Italian prosecutors exhumed the body of a popular singer Wednesday and said they had laid to rest suspicions that he had been murdered.

Luigi Tenco, one of Italy's most famous modern singers, was found dead in his hotel room with a single gunshot wound to the head on January 27, 1967, hours after learning that his song had been eliminated from a national music competition.

A hand-written note found near Tenco said he had decided to kill himself as a protest against the jury and members of the public who had voted against him.

Yet doubts over his death have lingered for almost 40 years as no autopsy was carried out at the time and, although a pistol was found next to Tenco, the bullet that killed him was not.

But Mariano Gagliano, the Sanremo magistrate who ordered the exhumation, told reporters Wednesday that an examination of the body proved that Tenco had died of a gunshot wound.

"The Tenco case is definitively closed. Checks have confirmed that it was suicide," Gagliano was quoted as saying by the Italian media.

He did not give any further details, nor explain why he was so certain that the gunshot wound had been self-inflicted.

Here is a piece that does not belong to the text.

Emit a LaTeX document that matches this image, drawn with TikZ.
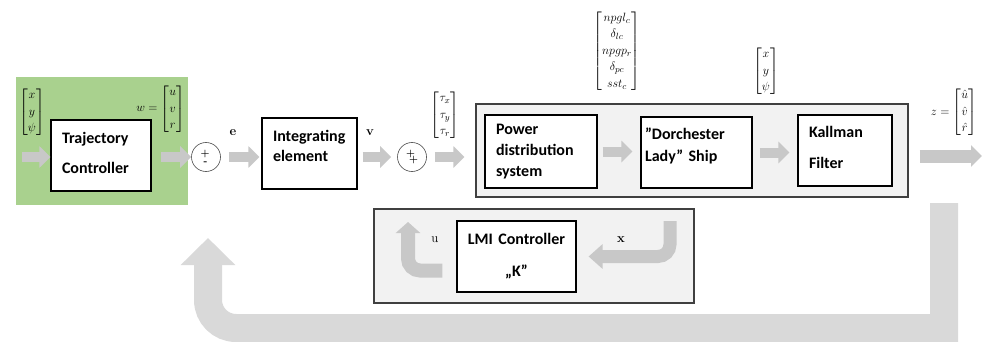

State television said it would take four months to draw up a full report.

The doubts surrounding Tenco's death was a typical Italian controversy in a land where nothing is taken at face value and where mysteries shroud countless tragedies and crimes.

Tenco was only 29 when he died but had already made his name as a headstrong protest singer whose songs were often censored by state broadcaster RAI.

In 2003, an investigation by three journalists highlighted the inconsistencies in the case and called for prosecutors to reopen their probe and consider the possibility of murder.